Tariq Rangwala, OTPP’s director and senior managing counsel for investments, worked with O’Neill for the first time in 2020 on a strategic investment deal with Mitratech, a leading provider of legal and compliance software. As the external legal advisor on a complex and drawn-out negotiation and deal, said Rangwala, O’Neill more than lived up to the star billing she received from his colleagues. “She’s always there for her client,” he said, “always available and involved,” and with all her accolades, he found her to be “very humble, and never trying to be the smartest person in the room, even though she probably is the smartest person in the room.”

In the dozens of deals O’Neill has steered for Ares Management, said Eric Waxman, partner in the Ares Private Equity Group, O’Neill’s standout qualities have always been her combination of technical skill and deep knowledge of all aspects of M&A with unshakeable common sense and a laser focus on the crucial issues in any situation. “She’s a perfect lawyer and a terrific person, and I think very highly of her,” he said.

“She’s always there for her client, always available and involved…very humble, and never trying to be the smartest person in the room, even though she probably is the smartest person in the room.”

Tariq Rangwala, of Ontario Teachers’ Pension Plan, who worked with O’Neill on a deal with software company Mitratech

Years before, at BC Law, O’Neill recalled Professor Thomas Carey ’65 instilling in students the idea that the legal profession functions like a medieval guild, “where you train and you learn a trade, but you also give back to the trade and train the next generation.” “That idea really stuck with me,” she said, and has driven her commitment to the American Bar Association (ABA), in which she has held multiple leadership positions. She currently serves as vice-chair of the ABA M&A Committee and co-chair of the ABA Acquisition of Public Companies Subcommittee.

O’Neill’s first foray into ABA leadership was as vice-chair of a Women in M&A Task Force co-founded by Jennifer Muller, a managing director at investment bank Houlihan Lokey. At her first ABA meeting, O’Neill remembers being steered across the room to be introduced to Muller, one of the few other women present. The scarcity of women in the ABA M&A arena was a wake-up call. “It’s the first time I really recognized there was a severe gender disparity, and I became passionate about trying to get more women into M&A,” she said.

When Muller asked O’Neill to join her as vice-chair on the task force, “Rita was so enthusiastic and positive and jumped right in, in the way she amazingly does with everything,” Muller recalled. The task force became a subcommittee to promote the recruiting, retention, and promotion of women lawyers in M&A, co-chaired by Muller and O’Neill. The pair became good friends while crossing the country to visit law schools, arranging panel presentations, receptions, and webinars, all aimed at priming the pipeline for women entering M&A.

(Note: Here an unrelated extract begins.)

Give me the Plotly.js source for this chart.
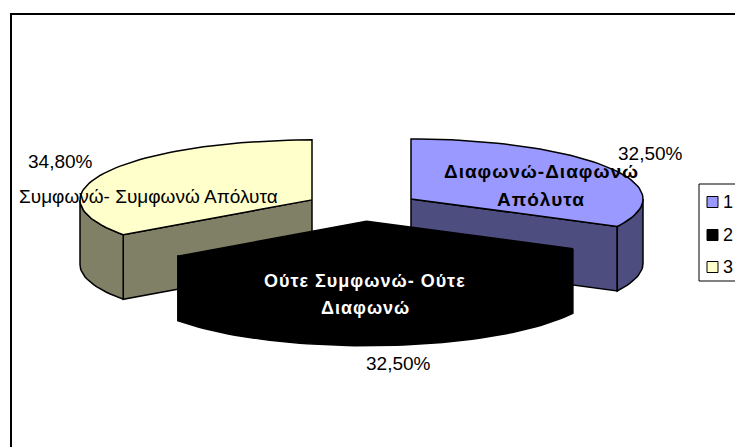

“To really make change,” said O’Neill, “you need women leaders in law firms.” And to do that, she said, “you have to figure out how to drive more business to women,” as status and promotions are directly tied to people’s ability to bring in clients. In 2016 she and Muller co-founded Women in M&A, known as WiMA, to create networking groups for senior women dealmakers from banking, law, private equity, and business, first in New York, then in Chicago, for the specific purpose of generating business.

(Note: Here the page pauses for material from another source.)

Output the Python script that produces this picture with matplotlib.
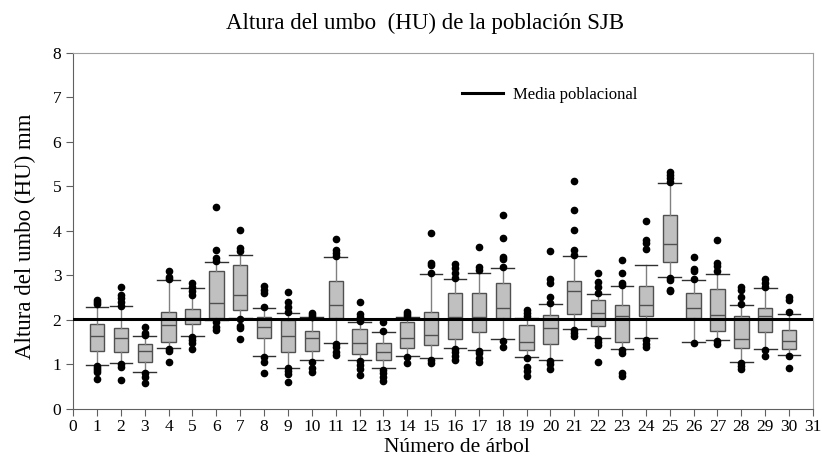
import matplotlib
matplotlib.use("Agg")
import matplotlib.pyplot as plt

plt.rcParams['font.family'] = ['Liberation Serif', 'DejaVu Serif']

trees = list(range(1, 31))
q1 = [1.31, 1.27, 1.06, 1.51, 1.92, 2.04, 2.22, 1.59, 1.27, 1.30,
      2.04, 1.24, 1.10, 1.36, 1.44, 1.57, 1.72, 2.05, 1.33, 1.45,
      2.13, 1.87, 1.50, 2.09, 3.30, 2.04, 1.76, 1.36, 1.72, 1.34]
med = [1.64, 1.59, 1.30, 1.89, 2.05, 2.39, 2.56, 1.85, 1.64, 1.59,
       2.33, 1.49, 1.27, 1.60, 1.66, 2.06, 2.06, 2.28, 1.51, 1.81,
       2.64, 2.16, 2.09, 2.33, 3.71, 2.28, 2.11, 1.57, 2.10, 1.53]
q3 = [1.90, 1.83, 1.46, 2.19, 2.24, 3.09, 3.24, 2.07, 2.00, 1.76,
      2.88, 1.80, 1.49, 1.96, 2.19, 2.61, 2.61, 2.84, 1.88, 2.11,
      2.88, 2.46, 2.33, 2.76, 4.37, 2.60, 2.69, 2.10, 2.28, 1.77]
whislo = [0.99, 1.04, 0.82, 1.36, 1.65, 1.99, 2.04, 1.19, 0.93, 1.09,
          1.49, 1.10, 0.91, 1.18, 1.15, 1.36, 1.33, 1.57, 1.16, 1.10,
          1.79, 1.59, 1.35, 1.59, 2.96, 1.51, 1.55, 1.06, 1.34, 1.21]
whishi = [2.30, 2.31, 1.64, 2.90, 2.72, 3.30, 3.47, 2.28, 2.15, 2.06,
          3.41, 1.95, 1.74, 2.07, 3.03, 2.93, 3.06, 3.17, 2.05, 2.37,
          3.44, 2.58, 2.76, 3.24, 5.07, 2.90, 3.03, 2.34, 2.71, 2.13]
fliers = [
    [2.46, 2.41, 2.36, 0.97, 0.93, 0.88, 0.82, 0.67],
    [2.75, 2.56, 2.49, 2.41, 2.32, 1.02, 0.95, 0.65],
    [1.85, 1.70, 1.66, 0.80, 0.71, 0.58],
    [3.11, 2.97, 2.92, 1.34, 1.30, 1.05],
    [2.82, 2.74, 2.64, 2.56, 1.62, 1.55, 1.48, 1.34],
    [4.55, 3.57, 3.39, 3.32, 1.96, 1.85, 1.78],
    [4.02, 3.61, 3.54, 2.02, 1.87, 1.81, 1.57],
    [2.76, 2.68, 2.60, 2.30, 1.17, 1.05, 0.80],
    [2.62, 2.41, 2.30, 2.19, 0.91, 0.85, 0.78, 0.61],
    [2.16, 2.11, 2.07, 1.05, 0.91, 0.84],
    [3.82, 3.57, 3.50, 3.43, 1.47, 1.40, 1.29, 1.21],
    [2.40, 2.13, 2.07, 1.97, 1.08, 0.99, 0.90, 0.76],
    [1.96, 1.76, 0.88, 0.80, 0.72, 0.63],
    [2.19, 2.14, 2.09, 1.16, 1.03],
    [3.96, 3.29, 3.24, 3.06, 1.10, 1.04],
    [3.26, 3.16, 3.05, 2.95, 1.34, 1.28, 1.20, 1.10],
    [3.63, 3.20, 3.12, 1.31, 1.25, 1.15, 1.06],
    [4.36, 3.84, 3.42, 3.36, 3.19, 1.53, 1.40],
    [2.22, 2.15, 2.08, 1.14, 0.95, 0.85, 0.73],
    [3.55, 2.91, 2.84, 2.52, 2.39, 1.08, 1.00, 0.90],
    [5.12, 4.47, 4.02, 3.57, 3.46, 1.77, 1.70, 1.64],
    [3.05, 2.86, 2.73, 2.60, 1.57, 1.50, 1.44, 1.05],
    [3.35, 3.06, 2.82, 2.78, 1.33, 1.25, 0.80, 0.74],
    [4.22, 3.80, 3.72, 3.59, 1.55, 1.45, 1.40],
    [5.33, 5.25, 5.18, 5.10, 2.94, 2.90, 2.67, 2.64],
    [3.41, 3.14, 3.10, 2.92, 1.49],
    [3.80, 3.29, 3.21, 3.09, 1.53, 1.45],
    [2.73, 2.68, 2.52, 2.35, 1.04, 0.96, 0.89],
    [2.91, 2.82, 2.74, 1.32, 1.18],
    [2.52, 2.45, 2.19, 1.19, 0.91],
]
media_poblacional = 2.02

stats = []
for i in range(len(trees)):
    stats.append(dict(label=str(trees[i]), med=med[i], q1=q1[i], q3=q3[i],
                      whislo=whislo[i], whishi=whishi[i], fliers=fliers[i]))

fig = plt.figure(figsize=(8.22, 4.69), dpi=100)
ax = fig.add_axes([0.089, 0.128, 0.900, 0.759])

ax.bxp(stats, positions=trees, widths=0.6, capwidths=0.95, patch_artist=True,
       boxprops=dict(facecolor='#c0c0c0', edgecolor='#505050', linewidth=1.0),
       medianprops=dict(color='#505050', linewidth=1.0),
       whiskerprops=dict(color='#808080', linewidth=1.0),
       capprops=dict(color='#303030', linewidth=1.0),
       flierprops=dict(marker='o', markerfacecolor='black', markeredgecolor='black',
                       markersize=4.5, linestyle='none'),
       manage_ticks=False)

ax.axhline(media_poblacional, color='black', linewidth=2.2, zorder=5,
           label='Media poblacional')

ax.set_xlim(0, 31)
ax.set_ylim(0, 8)
ax.set_xticks(range(0, 32))
ax.set_xticklabels([str(v) for v in range(0, 32)])
ax.set_yticks(range(0, 9))
ax.tick_params(axis='both', labelsize=12.5, color='#606060', length=5)
ax.tick_params(axis='x', pad=2)

for side in ['left', 'bottom']:
    ax.spines[side].set_color('#606060')
for side in ['top', 'right']:
    ax.spines[side].set_color('#a0a0a0')

ax.set_title('Altura del umbo  (HU) de la población SJB', fontsize=16.5, pad=17, x=0.476)
ax.set_ylabel('Altura del umbo (HU) mm', fontsize=16.5)
ax.yaxis.set_label_coords(-0.05, 0.485)
ax.set_xlabel('Número de árbol', fontsize=15.5)
ax.xaxis.set_label_coords(0.519, -0.082)

ax.legend(loc='center left', bbox_to_anchor=(0.505, 0.882), frameon=False,
          fontsize=12, handlelength=2.5, handletextpad=0.6)

fig.savefig('out.png', dpi=100)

O’Neill sees networking as enriching as well as good for business development, a belief that informs the annual leadership retreats and the informal golfing and skiing trips she organizes for WiMA members. “Just being with women who do what you do makes you feel normal,” she said, laughing, and because everyone is invested in their work, ideas for future business development or client referrals emerge organically.

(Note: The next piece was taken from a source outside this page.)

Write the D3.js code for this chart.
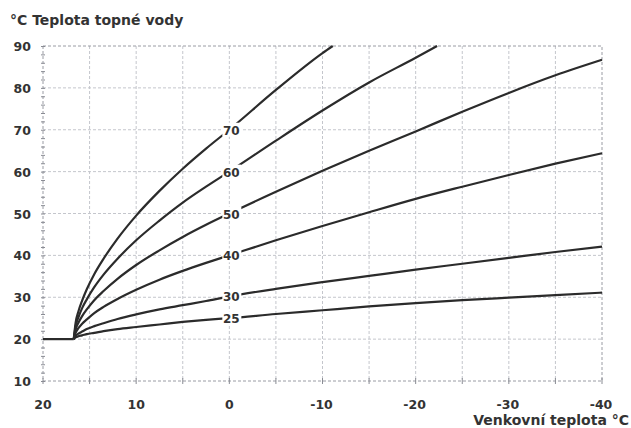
<!DOCTYPE html>
<html>
<head>
<meta charset="utf-8">
<script src="https://cdn.jsdelivr.net/npm/d3@7"></script>
<style>
  body { margin: 0; background: #fff; }
  text { font-family: "DejaVu Sans", sans-serif; font-weight: bold; fill: #333; }
</style>
</head>
<body>
<div id="chart"></div>
<script>
// outdoor temperature (x) where the curves were read
var outdoor = [16.7, 16.5, 16.2, 15.8, 15.3, 14.5, 13.5, 12, 10, 7.5, 5, 2.5, 0, -5, -10, -15, -20, -25, -30, -35, -40];
var curveNames = ["25", "30", "40", "50", "60", "70"];
// heating water temperature for each curve (curves 60 and 70 stop at the top of the chart)
var curve25 = [20, 20.4, 20.7, 20.9, 21.2, 21.5, 21.9, 22.4, 22.9, 23.5, 24.1, 24.6, 25, 26, 26.9, 27.8, 28.6, 29.3, 29.9, 30.5, 31.1];
var curve30 = [20, 20.8, 21.3, 21.8, 22.4, 23.1, 23.8, 24.8, 25.9, 27.1, 28.1, 29.1, 30.2, 32, 33.6, 35.1, 36.6, 38, 39.4, 40.8, 42.1];
var curve40 = [20, 21.5, 22.6, 23.7, 24.7, 26.2, 27.7, 29.6, 31.8, 34.2, 36.3, 38.2, 40, 43.6, 47, 50.3, 53.5, 56.4, 59.2, 61.9, 64.4];
var curve50 = [20, 22.3, 23.9, 25.5, 27.1, 29.3, 31.5, 34.4, 37.7, 41.2, 44.4, 47.3, 50, 55.2, 60.2, 65, 69.6, 74.3, 78.8, 83, 86.7];
var curve60 = [20, 23.1, 25.2, 27.4, 29.5, 32.4, 35.4, 39.2, 43.6, 48.3, 52.6, 56.4, 60, 67.4, 74.6, 81.3, 87.2];
var curve70 = [20, 23.9, 26.6, 29.2, 31.9, 35.5, 39.2, 44, 49.5, 55.4, 60.7, 65.5, 70, 79.5, 88.3];
var topExit = {"60": -22.3, "70": -11.1};   // outdoor temp where the curve reaches 90
var flatStart = 20, flatEnd = 16.7, flatValue = 20;
var xTicks = [20, 10, 0, -10, -20, -30, -40];
var yTicks = [10, 20, 30, 40, 50, 60, 70, 80, 90];

var width = 631, height = 428;
var margin = {left: 43, right: 29, top: 46, bottom: 47};

var svg = d3.select("#chart").append("svg")
    .attr("width", width).attr("height", height);

var x = d3.scaleLinear().domain([20, -40]).range([margin.left, width - margin.right]);
var y = d3.scaleLinear().domain([10, 90]).range([height - margin.bottom, margin.top]);

// grid
var grid = svg.append("g").attr("stroke", "#c4c6cc").attr("stroke-width", 1).attr("stroke-dasharray", "3,2");
grid.selectAll("line.v").data(d3.range(15, -40, -5)).enter().append("line")
    .attr("x1", d => x(d)).attr("x2", d => x(d))
    .attr("y1", y(90)).attr("y2", y(10));
grid.selectAll("line.h").data(d3.range(20, 90, 10)).enter().append("line")
    .attr("x1", x(20)).attr("x2", x(-40))
    .attr("y1", d => y(d)).attr("y2", d => y(d));

// frame
svg.append("rect")
    .attr("x", x(20)).attr("y", y(90))
    .attr("width", x(-40) - x(20)).attr("height", y(10) - y(90))
    .attr("fill", "none").attr("stroke", "#9a9ca4").attr("stroke-dasharray", "3,2");

// minor ticks on left and bottom axis
svg.append("g").attr("stroke", "#8a8c94").selectAll("line").data(d3.range(10, 91, 2)).enter().append("line")
    .attr("x1", x(20) - 2).attr("x2", x(20) + 2)
    .attr("y1", d => y(d) + 0.5).attr("y2", d => y(d) + 0.5);
svg.append("g").attr("stroke", "#8a8c94").selectAll("line").data(d3.range(20, -41, -5)).enter().append("line")
    .attr("x1", d => x(d)).attr("x2", d => x(d))
    .attr("y1", y(10) - 3).attr("y2", y(10) + 3);

// y tick labels
svg.append("g").selectAll("text").data(yTicks).enter().append("text")
    .attr("x", 31).attr("y", d => y(d) + 5)
    .attr("text-anchor", "end").attr("font-size", 12.5)
    .text(d => d);

// x tick labels
svg.append("g").selectAll("text").data(xTicks).enter().append("text")
    .attr("x", d => x(d) + (d < 0 ? -1 : 0)).attr("y", 409)
    .attr("text-anchor", "middle").attr("font-size", 12.5)
    .text(d => d);

svg.append("text").attr("x", 10).attr("y", 25).attr("font-size", 14)
    .text("°C  Teplota topné vody");
svg.append("text").attr("x", 629).attr("y", 425).attr("text-anchor", "end").attr("font-size", 14)
    .text("Venkovní teplota  °C");

// curves
var series = [curve25, curve30, curve40, curve50, curve60, curve70];
var line = d3.line().x(d => x(d[0])).y(d => y(d[1])).curve(d3.curveMonotoneX);

var curves = svg.append("g").attr("fill", "none").attr("stroke", "#2b2b2b").attr("stroke-width", 2.2).attr("stroke-linejoin", "round");
curves.append("line")
    .attr("x1", x(flatStart)).attr("x2", x(flatEnd))
    .attr("y1", y(flatValue)).attr("y2", y(flatValue));

series.forEach(function (vals, i) {
    var pts = vals.map((v, j) => [outdoor[j], v]);
    var exit = topExit[curveNames[i]];
    if (exit !== undefined) pts.push([exit, 90]);
    curves.append("path").attr("d", line(pts));
});

// curve labels at 0 °C
var labels = svg.append("g");
series.forEach(function (vals, i) {
    var v = vals[outdoor.indexOf(0)];
    var g = labels.append("g").attr("transform", "translate(" + (x(0) + 2) + "," + y(v) + ")");
    g.append("rect").attr("x", -9).attr("y", -7).attr("width", 19).attr("height", 14).attr("fill", "#fff");
    g.append("text").attr("text-anchor", "middle").attr("y", 5).attr("font-size", 12).text(curveNames[i]);
});
</script>
</body>
</html>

Deeply loyal to the institutions that have shaped her career, O’Neill is committed to supporting the BC Law community. “Rita-Anne has been actively engaged in almost every facet of the Law School,” Interim Dean Diane Ring said last December, noting her many guest speaker appearances, participation in hundreds of on-campus interviews, mentoring, and energetic efforts to help students find jobs and internships. As a new member of the Dean’s Advisory Board, O’Neill led the charge to raise over $160,000 for summer internships for one of the largest classes in BC Law’s history, said Ring, enabling the Public Interest Law Foundation to fund 100 percent of eligible students for the first time in recent memory.

“Anything I can do to perpetuate this community for students to come, is something I’d love to do,” O’Neill said.